This is alone, as every body knows, in commemoration of the marvellous escape of that monarch from his pursuers, who passed under the very oak tree in which he had secreted himself. This happened after the battle of Worcester. The boys here had formerly a taunting rhyme on the occasion.

Royal oak

The Whigs to provoke. There is a retort courteous by others, who contemptuously wore plune tree leaves, of the same homely stuff.

Plane tree leaves,

The church folk are thieves. Puerile and low as these sarcasms may appear, yet they breathe strongly that party spirit, which it is the duty of every good citizen, and real lover of his country, to endeavour to suppress.

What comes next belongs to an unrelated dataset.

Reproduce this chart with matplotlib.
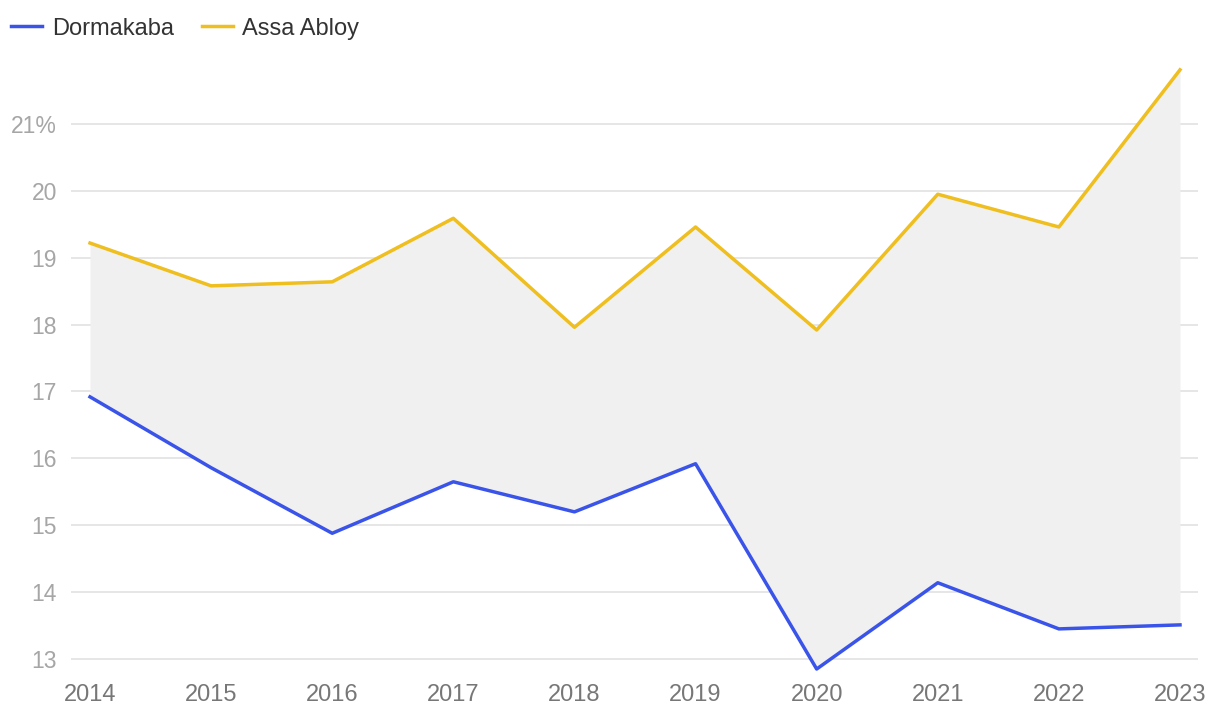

Well has party been called “ the madness of many, for the gain of a few.” It is a kind of epidemic fever, that in its boiling fury, stirs up, from the bottom, every thing gross, filthy, and impure in human society. Often has it raged, with prodigious virulence, in this island, and yet our strong constitution has always hitherto had the happiness of being able to throw it off.

* May the 29th, says the author of the Festa Anglo-Romana, London, 1678, is celebrated upon a double account, first in commemoration of the birth of our sovereign king Charles the 2d, the princely son of his royal father Charles the 1st, of happy memory, and Mary the daughter of Henry the 4th, king of France, who was born the 29th of May, Anno 1630. And also by act of parliament, 12 Car. 2, by the passionate desires of the people, in memory of his most happy restoration to his crown and dignity, after 12 years forced exile from his undoubted right, the crown of England, by barbarous rebels and regicides; and on the 8th of this month his majesty was, with universal joy and great acclamations, proclaimed in London and Westminster, and after through all his dominions: the 16th he came to the Hague ; the 23d, with his two brothers, he embarked for England; and on the 25th he happily landed at Dover, being received by General Monk, and some of the army: from whence he was, by several voluntary troops of the nobility and gentry, waited upon to Canterbury, and on the 29th, 1660, he made his magnificent entrance into that emporium of Europe, his stately and rich metropolis, the renowned city of London. On this very day, also, Anno 1662, the king came to Hampton Court with his Queen Catherine, after his marriage at Portsmouth : this, as it is a birth-day, is one of his Collar days without offering. P. 66.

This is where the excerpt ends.